2. Fix faulty list maintenance in path and neigh list
3. Leave stale send-only multicast groups

===============================================================================
12. Bug Fixes and Enhancements Since OFED 1.5.3
===============================================================================
1. Set pkt_type correctly for multicast packets (fix IGMP breakage)
2. Add support to TSO status query
3. Fix the function that performs dma unmap of memory buffers
4. Remove TX moderation settings from ethtool support
5. Allow disabling/enabling TSO on the fly through ethtool

===============================================================================
13. Performance Tuning
===============================================================================
When IPoIB is configured to run in connected mode, tcp parameter tuning is
performed at driver startup to improve the throughput of medium and large
messages.
The driver startup scripts set the following TCP parameters as follows:

      net.ipv4.tcp_timestamps=0
      net.ipv4.tcp_sack=0
      net.core.netdev_max_backlog=250000
      net.core.rmem_max=16777216
      net.core.wmem_max=16777216
      net.core.rmem_default=16777216
      net.core.wmem_default=16777216
      net.core.optmem_max=16777216
      net.ipv4.tcp_mem="16777216 16777216 16777216"
      net.ipv4.tcp_rmem="4096 87380 16777216"
      net.ipv4.tcp_wmem="4096 65536 16777216"

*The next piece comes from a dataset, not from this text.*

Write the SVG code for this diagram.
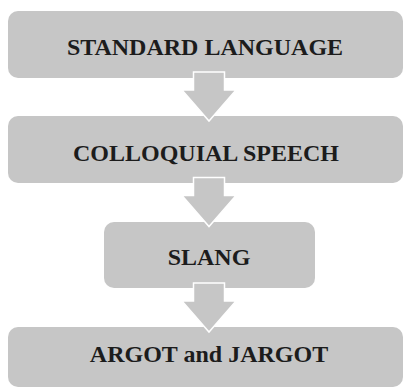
<svg xmlns="http://www.w3.org/2000/svg" width="405" height="388" viewBox="0 0 405 388">
  <defs>
    <style>
      .box { fill: #c6c6c6; }
      .arrow { fill: #c6c6c6; stroke: #ffffff; stroke-width: 1.5; stroke-linejoin: miter; }
      .label { font-family: "Liberation Serif", "Times New Roman", serif; font-weight: bold; font-size: 24px; fill: #1c1c1c; text-anchor: middle; }
    </style>
    <!-- downward block arrow, tip at origin's (0, 49) -->
    <path id="down" d="M -15.5 0 H 15.5 V 18 H 27 L 0 49 L -27 18 H -15.5 Z"/>
  </defs>

  <rect width="405" height="388" fill="#ffffff"/>

  <g id="standard-language">
    <rect class="box" x="8" y="11" width="395" height="67" rx="10"/>
    <text class="label" x="205" y="55">STANDARD LANGUAGE</text>
  </g>

  <g id="colloquial-speech">
    <rect class="box" x="8" y="116" width="395" height="67" rx="10"/>
    <text class="label" x="206" y="161">COLLOQUIAL SPEECH</text>
  </g>

  <g id="slang">
    <rect class="box" x="104" y="222" width="211" height="66" rx="10"/>
    <text class="label" x="209" y="265">SLANG</text>
  </g>

  <g id="argot-jargot">
    <rect class="box" x="8" y="327" width="395" height="60" rx="10"/>
    <text class="label" x="209" y="362">ARGOT and JARGOT</text>
  </g>

  <g id="connectors">
    <use href="#down" class="arrow" transform="translate(209,72)"/>
    <use href="#down" class="arrow" transform="translate(209,177.5)"/>
    <use href="#down" class="arrow" transform="translate(209,283)"/>
  </g>
</svg>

This tuning is effective only for connected mode. If you run in datagram mode,
it actually reduces performance.

If you change the IPoIB run mode to "datagram" while the driver is running,
the tuned parameters do not get reset to their default values.  We therefore
recommend that you change the IPoIB mode only while the driver is down
(by setting line "SET_IPOIB_CM=yes" to "SET_IPOIB_CM=no" in file
/etc/infiniband/openib.conf, and then restarting the driver).